A group of University of North Texas students is building a race car, but it isn’t for school credit.
The UNT Society of Automotive Engineers decided to form Mean Green Racing and build its first open-wheel car to race in Formula SAE competition.
The students have been working for several months between classes and after hours to design the car, and they have several months of work ahead of them before they compete in June in Lincoln, Neb.
Over the Christmas break, students have been gathering in a lab at Discovery Park to work on designing the car using computer-aided drafting software before the physical assembly begins.
“Classes ended last week and we’re up here,” team secretary Michael Stoddard said Wednesday as students at computers worked on different parts of the car.

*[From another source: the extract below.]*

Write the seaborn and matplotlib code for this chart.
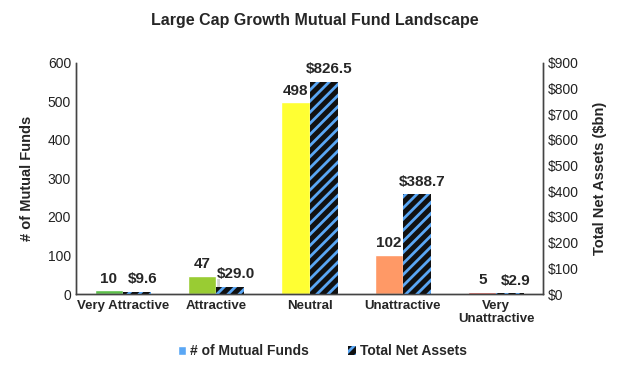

The Formula SAE student design competition, which is organized by SAE International, has students design, build and test prototypes.
Universities compete nationally and internationally.
The group of about 35 UNT students has been taking pointers from the University of Texas at Arlington team, which was established 30 years ago.
Bob Woods, a professor of mechanical engineering and the director of the UTA team, advised the UNT team to get the car built and learn how to drive it.
“I told them to keep everything as simple as possible,” he said. “Don’t try to do something high-tech or fancy. Just make it simple.”
Because it is a novice team, Woods said the members have a lot to learn, including the fact that it takes longer to build a car than they think. After the design is complete, an average build time for a car is about three months, Woods said.
“For them, success is getting to the competition and competing in every event,” Woods said.
The UNT team agrees.
Team treasurer Mike Goodman said members will be cautious this year because it’s the first car they’ve built.
“Our major goal is to finish everything,” Goodman said.
Mean Green Racing began working on fundraising and research over the summer. The team’s goal was to raise $42,000 to cover expenses. The students have spent about $20,000 and had some materials donated.
The team worked on the design during the fall semester.
Different groups of students are building different parts of the car, including the suspension, the frame and the engine.
Matt Ellis, team president, said the students have to analyze every part for a real-world experience.
“You have to show [the judges] what you’ve done in your design,” he said.
The judges will be world-class automotive engineers, Ellis said.
David Bounds, vice president of the team, said everything the students put on the car has to serve a purpose.
Materials have been ordered, and the students plan to begin building the car before the spring semester begins. After it’s built, the team will drive it and see if anything needs to be redesigned or adjusted.
Students who put time into building the car will have an opportunity to try out as primary driver, builder Matt Lagow said.
Prior to working on the car, the students built a mini Baja vehicle but didn’t compete. The Formula SAE car was of more interest to the students, Goodman said.
The team wants to get UNT excited about having a race team.
“There is really nothing we’re known for,” Goodman said. “We’re trying to get our name out there.”
Woods said it takes more than engineering skills to compete. It also takes management and marketing skills, the UTA professor said.
Successful management includes meeting deadlines, maintaining team morale, having enough funds and staying on schedule, Woods said.
The students said they’ve already gained a lot from the experience.
“It’s more or less not something you learn in a book,” Lagow said.
They’ve had to develop skills that haven’t been taught in their classes. The hope is that the experience will benefit them when applying for jobs.
“They learn things here that we could never teach them in the classroom,” Woods said.
Recruiters are after students who have been involved in Formula SAE competitions, Woods said, adding that they have booths at the events.
Woods said the UNT team is doing well because of a few highly motivated students.
“This is very significant, both for the students and the university,” he said. “They need all the encouragement and support they can get. I think the community and the university need to come behind them and help support them.”